Puis nous allons vers Daniel Korkor, qui est juste derrière le rocher. Mais le sentier pour y aller est très étroit et de ce côté, la falaise est à pic ! Impressionnant ! Renaud et Marion ont un peu le vertige, les enfants pas du tout mais sont très prudents et (pour une fois !) respectent bien les consignes. L’église est minuscule, tout comme la porte pour y entrer. Mais quelle idée de vouloir aller prier ici !! Nous profitons de la vue incroyable pour manger un morceau, assis les pieds à quelques mètres du vide. Le chemin du retour n’est pas simple car la pente est toujours aussi raide. Le scout nous aide bien, indiquant aux enfants où poser leurs pieds et rattrapant Louise par le bras lorsque son pied dérape. Notre petite balade nous aura pris presque 5 heures ! Du coup, nous n’envisageons pas de visiter une autre église, préférant aller faire un tour au marché. Nous sommes tout heureux d’y trouver de la salade et des blettes. Des légumes verts !! ça fait plusieurs semaines que nous n’en avons plus dans nos assiettes… Le soir, nous retournons dormir au bivouac calme de la veille, qui s’avère toujours aussi calme.

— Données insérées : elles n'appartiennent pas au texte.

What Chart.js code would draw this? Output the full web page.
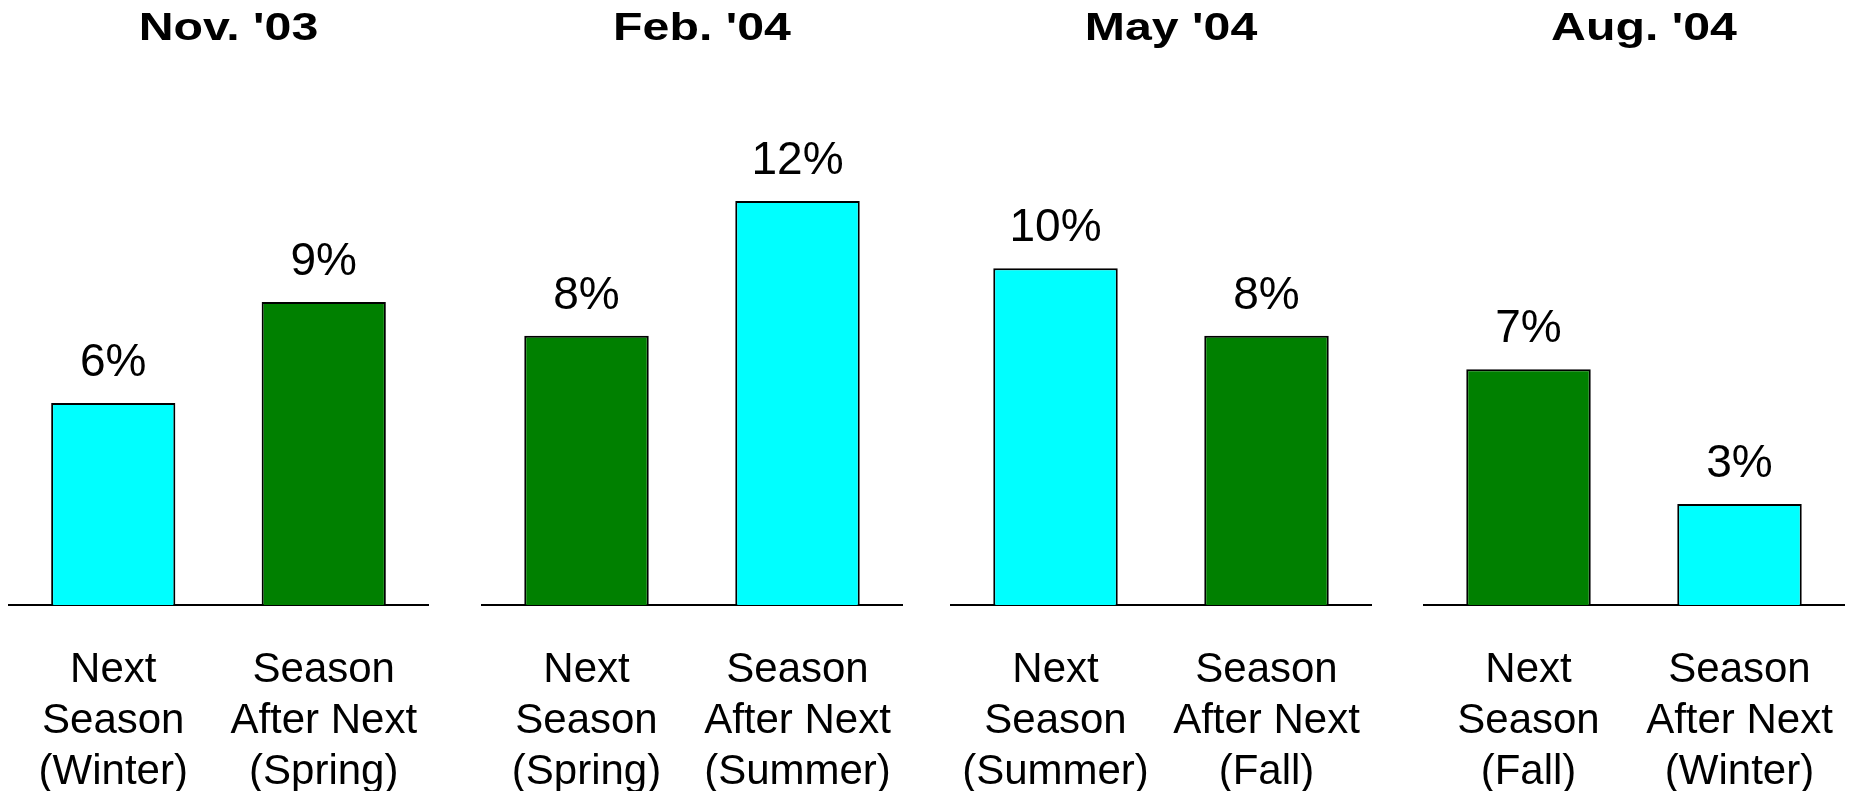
<!DOCTYPE html>
<html>
<head>
<meta charset="utf-8">
<script src="https://cdn.jsdelivr.net/npm/chart.js@4"></script>
<style>
  body { margin: 0; background: #fff; }
  .panel { position: absolute; top: 0; }
</style>
</head>
<body>
<div id="charts"></div>
<script>
// survey waves
const panelTitles = ["Nov. '03", "Feb. '04", "May '04", "Aug. '04"]
const nextSeasonNames = ['Winter', 'Spring', 'Summer', 'Fall']
const afterNextNames = ['Spring', 'Summer', 'Fall', 'Winter']
const nextSeasonValues = [6, 8, 10, 7]
const afterNextValues = [9, 12, 8, 3]
const yMax = 15

// look
const seasonColors = { Winter: '#00FFFF', Summer: '#00FFFF', Spring: '#008000', Fall: '#008000' }
const panelLefts = [8, 481, 950, 1423]
const panelWidths = [421, 422, 422, 422]
const canvasHeight = 791
const fontFamily = '"Liberation Sans", Arial, sans-serif'

const container = document.getElementById('charts')

const titlePlugin = {
    id: 'panelTitle',
    afterDraw(chart, args, opts) {
        const ctx = chart.ctx
        ctx.save()
        ctx.font = 'bold 38px ' + fontFamily
        ctx.fillStyle = '#000'
        ctx.textAlign = 'center'
        ctx.textBaseline = 'alphabetic'
        // the original title type is drawn wider than normal
        ctx.translate(chart.width / 2 + 10, 40)
        ctx.scale(1.27, 1)
        ctx.fillText(opts.text, 0, 0)
        ctx.restore()
    }
}

const valueLabels = {
    id: 'valueLabels',
    afterDatasetsDraw(chart) {
        const ctx = chart.ctx
        const meta = chart.getDatasetMeta(0)
        ctx.save()
        ctx.font = '46px ' + fontFamily
        ctx.fillStyle = '#000'
        ctx.textAlign = 'center'
        ctx.textBaseline = 'alphabetic'
        meta.data.forEach((bar, i) => {
            const v = chart.data.datasets[0].data[i]
            ctx.fillText(v + '%', bar.x, bar.y - 27)
        })
        ctx.restore()
    }
}

panelTitles.forEach((title, i) => {
    const wrap = document.createElement('div')
    wrap.className = 'panel'
    wrap.style.left = panelLefts[i] + 'px'
    const canvas = document.createElement('canvas')
    canvas.width = panelWidths[i]
    canvas.height = canvasHeight
    wrap.appendChild(canvas)
    container.appendChild(wrap)

    const seasons = [nextSeasonNames[i], afterNextNames[i]]
    new Chart(canvas, {
        type: 'bar',
        data: {
            labels: [
                ['Next', 'Season', '(' + seasons[0] + ')'],
                ['Season', 'After Next', '(' + seasons[1] + ')']
            ],
            datasets: [{
                data: [nextSeasonValues[i], afterNextValues[i]],
                backgroundColor: seasons.map(s => seasonColors[s]),
                borderColor: '#000',
                borderWidth: 2,
                barPercentage: 1,
                categoryPercentage: 0.59
            }]
        },
        options: {
            responsive: false,
            animation: false,
            layout: { padding: { top: 100, left: 0, right: 0, bottom: 0 } },
            plugins: {
                legend: { display: false },
                tooltip: { enabled: false },
                panelTitle: { text: title }
            },
            scales: {
                x: {
                    grid: { display: false, drawTicks: false },
                    border: { display: true, color: '#000', width: 2 },
                    ticks: {
                        color: '#000',
                        padding: 40,
                        maxRotation: 0,
                        autoSkip: false,
                        font: { family: fontFamily, size: 42, lineHeight: 1.21 }
                    },
                    afterFit: scale => {
                        scale.height = canvasHeight - 605
                        scale.paddingLeft = 0
                        scale.paddingRight = 0
                    }
                },
                y: {
                    display: false,
                    min: 0,
                    max: yMax
                }
            }
        },
        plugins: [titlePlugin, valueLabels]
    })
})
</script>
</body>
</html>
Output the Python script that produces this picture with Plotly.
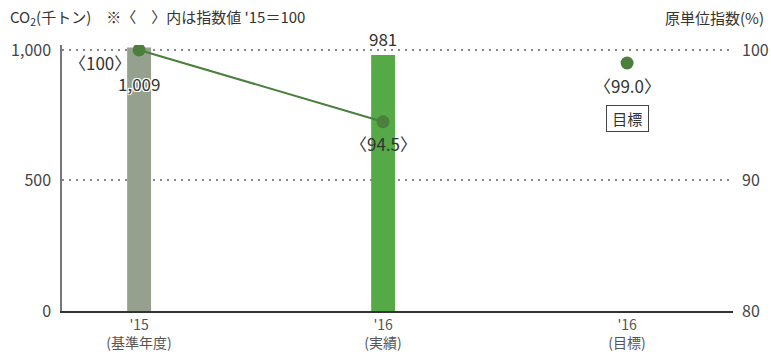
import plotly.graph_objects as go

# categories (fiscal year / type)
categories = ["'15<br>(基準年度)", "'16<br>(実績)", "'16<br>(目標)"]
# CO2 emissions, thousand tonnes
co2_values = [1009, 981]
bar_colors = ["#95a08f", "#55aa47"]
# intensity index ('15 = 100)
index_actual = [100, 94.5]
index_target = [99.0]

left_ticks = [0, 500, 1000]
left_ticklabels = ["0", "500", "1,000"]
right_ticks = [80, 90, 100]

FONT = "Noto Sans CJK JP"
TEXT = "#333333"
LINE_GREEN = "#4a7f3c"

fig = go.Figure()

fig.add_trace(go.Bar(
    x=categories[:2], y=co2_values, width=0.098,
    marker=dict(color=bar_colors, line=dict(width=0)),
    hoverinfo="skip", showlegend=False,
))

fig.add_trace(go.Scatter(
    x=categories[:2], y=index_actual, yaxis="y2",
    mode="lines+markers",
    line=dict(color=LINE_GREEN, width=2),
    marker=dict(color=LINE_GREEN, size=13),
    showlegend=False,
))

fig.add_trace(go.Scatter(
    x=categories[2:], y=index_target, yaxis="y2",
    mode="markers",
    marker=dict(color=LINE_GREEN, size=13),
    showlegend=False,
))

halo = "1px 1px 0 #fff, -1px -1px 0 #fff, 1px -1px 0 #fff, -1px 1px 0 #fff"
ann = []
# index labels
ann.append(dict(x=categories[0], y=index_actual[0], yref="y2", text="〈%d〉" % index_actual[0],
                xshift=-39, yshift=-13))
ann.append(dict(x=categories[1], y=index_actual[1], yref="y2", text="〈%.1f〉" % index_actual[1],
                yshift=-22))
ann.append(dict(x=categories[2], y=index_target[0], yref="y2", text="〈%.1f〉" % index_target[0],
                yshift=-22))
ann.append(dict(x=categories[2], y=index_target[0], yref="y2", text="&nbsp;目標&nbsp;",
                yshift=-55, bordercolor="#444", borderwidth=1, borderpad=2,
                font=dict(family=FONT, size=15, color=TEXT)))
# CO2 value labels
ann.append(dict(x=categories[0], y=co2_values[0], yref="y", text="{:,}".format(co2_values[0]),
                yshift=-36, font=dict(family=FONT, size=17, color=TEXT, shadow=halo)))
ann.append(dict(x=categories[1], y=co2_values[1], yref="y", text="{:,}".format(co2_values[1]),
                yshift=16))
for a in ann:
    a.setdefault("xref", "x")
    a.setdefault("showarrow", False)
    a.setdefault("font", dict(family=FONT, size=17, color=TEXT))

# axis titles
ann.append(dict(xref="paper", yref="paper", x=-0.0805, y=1.0, yshift=28, xanchor="left",
                yanchor="middle", showarrow=False,
                text="CO<sub>2</sub>(千トン)　※〈　〉内は指数値 '15＝100",
                font=dict(family=FONT, size=15, color=TEXT)))
ann.append(dict(xref="paper", yref="paper", x=1.049, y=1.0, yshift=28, xanchor="right",
                yanchor="middle", showarrow=False, text="原単位指数(%)",
                font=dict(family=FONT, size=15, color=TEXT)))

fig.update_layout(
    width=771, height=352,
    margin=dict(l=62, r=38, t=45, b=41, autoexpand=False),
    plot_bgcolor="white", paper_bgcolor="white",
    font=dict(family=FONT, size=14, color="#444444"),
    annotations=ann,
    xaxis=dict(
        type="category", range=[-0.316, 2.434], automargin=False,
        showgrid=False, ticks="", showline=True, linecolor="#333333", linewidth=1.5,
        tickfont=dict(family=FONT, size=14, color="#555555"),
        ticklabelstandoff=0,
        fixedrange=True,
    ),
    yaxis=dict(
        range=[0, 1019], tickvals=left_ticks, ticktext=left_ticklabels, automargin=False,
        showgrid=True, gridcolor="#888888", griddash="2px,5px", gridwidth=1.5,
        zeroline=False, showline=True, linecolor="#777777", linewidth=1.5,
        ticks="", ticklabelstandoff=6,
        tickfont=dict(family=FONT, size=16, color="#444444"),
    ),
    yaxis2=dict(
        overlaying="y", side="right", range=[80, 100.38], tickvals=right_ticks, automargin=False,
        showgrid=False, zeroline=False, showline=False, ticks="", ticklabelstandoff=8,
        tickfont=dict(family=FONT, size=16, color="#444444"),
    ),
)

fig.write_html("out.html")
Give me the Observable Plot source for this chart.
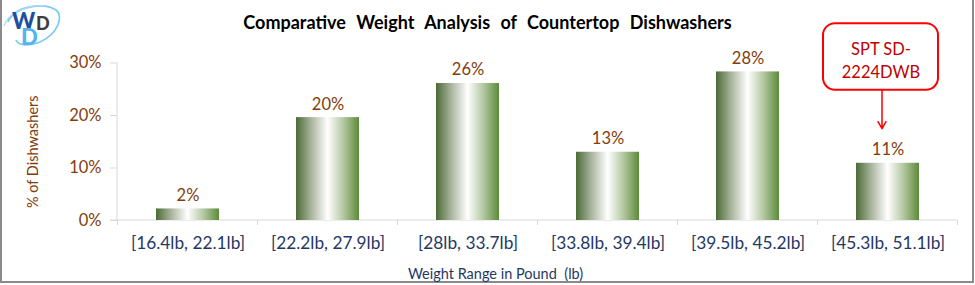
<!DOCTYPE html>
<html>
<head>
<meta charset="utf-8">
<script src="https://cdn.jsdelivr.net/npm/d3@7"></script>
<script src="https://cdn.jsdelivr.net/npm/@observablehq/plot@0.6"></script>
<style>
  html, body { margin: 0; padding: 0; background: #fff; }
  #wrap { position: relative; width: 975px; height: 285px; overflow: hidden; font-family: Lato, "Open Sans", sans-serif; }
  #border { position: absolute; left: 0; top: -2px; width: 974px; height: 285px; box-sizing: border-box; border: 2px solid #8a8a8a; pointer-events: none; }
  #title { position: absolute; left: 0; width: 975px; top: 11px; text-align: center; font-weight: bold; font-size: 18px; word-spacing: 6px; color: #000; }
  #logo { position: absolute; left: 0; top: 0; }
  #chart { position: absolute; left: 0; top: 0; }
</style>
</head>
<body>
<div id="wrap">
  <div id="border"></div>
  <div id="chart"></div>
  <div id="title"></div>
  <svg id="logo" width="70" height="52" viewBox="0 0 70 52">
    <path d="M8,22 C14,6 44,2 56,10 C64,16 58,34 40,42 C30,46 18,46 16,40" fill="none" stroke="#7ccbf2" stroke-width="1.8"/>
    <path d="M4,26 C8,12 30,4 46,6" fill="none" stroke="#a9dcf6" stroke-width="1.2"/>
    <text x="12" y="29" font-family="Lato" font-weight="900" font-size="22" fill="#1d4f9e">W</text>
    <text x="36" y="30" font-family="Lato" font-weight="900" font-size="18" fill="#3d3d3d">D</text>
    <text x="21" y="45" font-family="Lato" font-weight="900" font-size="22" fill="#4fb6ee">D</text>
  </svg>
</div>
<script>
// ---- data ----
const titleText = "Comparative  Weight  Analysis  of  Countertop  Dishwashers";
const categories = ["[16.4lb, 22.1lb]", "[22.2lb, 27.9lb]", "[28lb, 33.7lb]", "[33.8lb, 39.4lb]", "[39.5lb, 45.2lb]", "[45.3lb, 51.1lb]"];
const shares = [2.2, 19.6, 26.1, 13.0, 28.3, 10.9];
const yTicks = [0, 10, 20, 30];
const xLabel = "Weight Range in Pound  (lb)";
const yLabel = "% of Dishwashers";
const annotationCategory = "[45.3lb, 51.1lb]";
const annotationText = "SPT SD-\n2224DWB";

const data = categories.map((c, i) => ({category: c, share: shares[i]}));
const annotated = data.filter(d => d.category === annotationCategory);

document.getElementById("title").textContent = titleText;

const fontSize = 16.5;
const xFontSize = 17.3;

const axisLines = (index, scales, values, dims) => {
  const {width, height, marginTop, marginLeft, marginRight, marginBottom} = dims;
  const g = d3.create("svg:g").attr("stroke", "#d9d9d9").attr("fill", "none");
  const y0 = height - marginBottom;
  const x = scales.x;
  const bw = typeof x.bandwidth === "function" ? x.bandwidth() : (x.bandwidth || 0);
  const centers = categories.map(c => x(c) + bw / 2);
  const step = centers.length > 1 ? centers[1] - centers[0] : (width - marginLeft - marginRight);
  const bounds = [centers[0] - step / 2, ...centers.map(c => c + step / 2)];
  g.append("line").attr("x1", marginLeft - 7).attr("x2", width - marginRight).attr("y1", y0).attr("y2", y0);
  g.append("line").attr("x1", marginLeft).attr("x2", marginLeft).attr("y1", marginTop).attr("y2", y0);
  for (const b of bounds) g.append("line").attr("x1", b).attr("x2", b).attr("y1", y0).attr("y2", y0 + 5);
  return g.node();
};

const plot = Plot.plot({
  width: 975,
  height: 285,
  marginTop: 62.5,
  marginBottom: 65,
  marginLeft: 117,
  marginRight: 18,
  style: {fontFamily: "Lato, 'Open Sans', sans-serif", fontSize: fontSize + "px", background: "transparent", overflow: "visible"},
  x: {domain: categories, paddingInner: 0.55, paddingOuter: 0.275, label: null},
  y: {domain: [0, 30], label: null},
  marks: [
    axisLines,
    Plot.axisY({ticks: yTicks, tickFormat: d => d + "%", tickSize: 7, tickPadding: 9, stroke: "#d9d9d9", fill: "#843c0c", fontSize: fontSize, label: null}),
    Plot.axisX({tickSize: 0, tickPadding: 16, fill: "#1f3864", fontSize: xFontSize, label: null}),
    Plot.barY(data, {x: "category", y: "share", fill: "url(#barGrad)"}),
    Plot.text(data, {x: "category", y: "share", text: d => Math.round(d.share) + "%", lineAnchor: "bottom", dy: -8, fill: "#843c0c", fontSize: fontSize}),
    Plot.text([xLabel], {frameAnchor: "bottom", text: d => d, dy: 54, dx: -42, fill: "#1f3864", fontSize: 14.5, lineAnchor: "middle"}),
    Plot.text([yLabel], {frameAnchor: "left", textAnchor: "middle", text: d => d, rotate: -90, dx: -84, dy: 10, fill: "#843c0c", fontSize: 14.5}),
    // annotation
    Plot.barY(annotated, {x: "category", y1: d => d.share + 13.9, y2: d => d.share + 26.6, fill: "white", stroke: "#ff0000", strokeWidth: 2, rx: 12, insetLeft: -33, insetRight: -19}),
    Plot.text(annotated, {x: "category", y: d => d.share + 19.9, text: () => annotationText, dx: -7, fill: "#c00000", fontSize: fontSize, lineHeight: 1.45}),
    Plot.arrow(annotated, {x1: "category", x2: "category", y1: d => d.share + 13.9, y2: d => d.share + 6.6, dx: -6, stroke: "#ff0000", strokeWidth: 1.5, headLength: 8, bend: 0})
  ]
});

const svg = d3.select(plot);
const defs = svg.insert("defs", ":first-child");
const grad = defs.append("linearGradient").attr("id", "barGrad").attr("x1", "0").attr("x2", "1").attr("y1", "0").attr("y2", "0");
grad.append("stop").attr("offset", "0%").attr("stop-color", "#4a6a35");
grad.append("stop").attr("offset", "22%").attr("stop-color", "#a2ae95");
grad.append("stop").attr("offset", "50%").attr("stop-color", "#ffffff");
grad.append("stop").attr("offset", "75%").attr("stop-color", "#b4c8a2");
grad.append("stop").attr("offset", "100%").attr("stop-color", "#5c8b3a");

document.getElementById("chart").appendChild(plot);
</script>
</body>
</html>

Le lendemain, nous nous préparons pour aller à Abuna Yenmata. Nous avons demandé à des guides si c’était jouable avec des enfants, ils nous ont dit qu’il y avait des passages difficiles mais que ça pourrait aller. OK, on tente ! Au départ du sentier (payant), on nous propose une corde pour un passage de quelques mètres à la verticale. Problème : ils louent la corde à la personne, et non pas au groupe. Sur le principe, nous refusons de payer 14€ de location d’une corde, le même prix que l’entrée de l’église. Nous partons sans la corde, nous verrons bien ! (et nous savons qu’en Ethiopie, il y a toujours moyen de trouver une solution si on a besoin de cette corde finalement…). Le sentier est moins agréable que la veille, ce sont des marches inégales. Jusqu’à ce qu’on arrive au passage qui se complique, à nouveau à flanc de falaise, mais encore plus étroit que la veille ! Cette fois-ci je ne le sens pas. Pas pour moi, mais pour les enfants ! Marion et moi rebroussons chemin avec les enfants tandis que Renaud continue pour voir si ça pourrait passer. Car évidemment, Eliott et Louise veulent absolument poursuivre ! Quelques mètres après que nous l’ayons quitté, Renaud arrive au passage nécessitant la corde : une paroi verticale de 3 ou 4 mètres de haut qu’il parvient à grimper sans corde en suivant les consignes d’un scout. Mais c’est surtout après que ça aurait été trop dangereux pour les enfants : il faut longer la falaise sur une dizaine de mètres pour parvenir à l’entrée de l’église. Mais ces 10 mètres ne mesurent pas plus d’1 mètres de largeur ; ensuite, c’est un vide vertical de 200 mètres de haut ! Rien qu’à regarder les photos et vidéos de Renaud, j’en ai des frissons. Mais lui s’en sort très bien visiblement, nous le voyons revenir 30 minutes plus tard avec un grand sourire. De notre côté, ça nous aura fait une belle balade avec encore un panorama à couper le souffle !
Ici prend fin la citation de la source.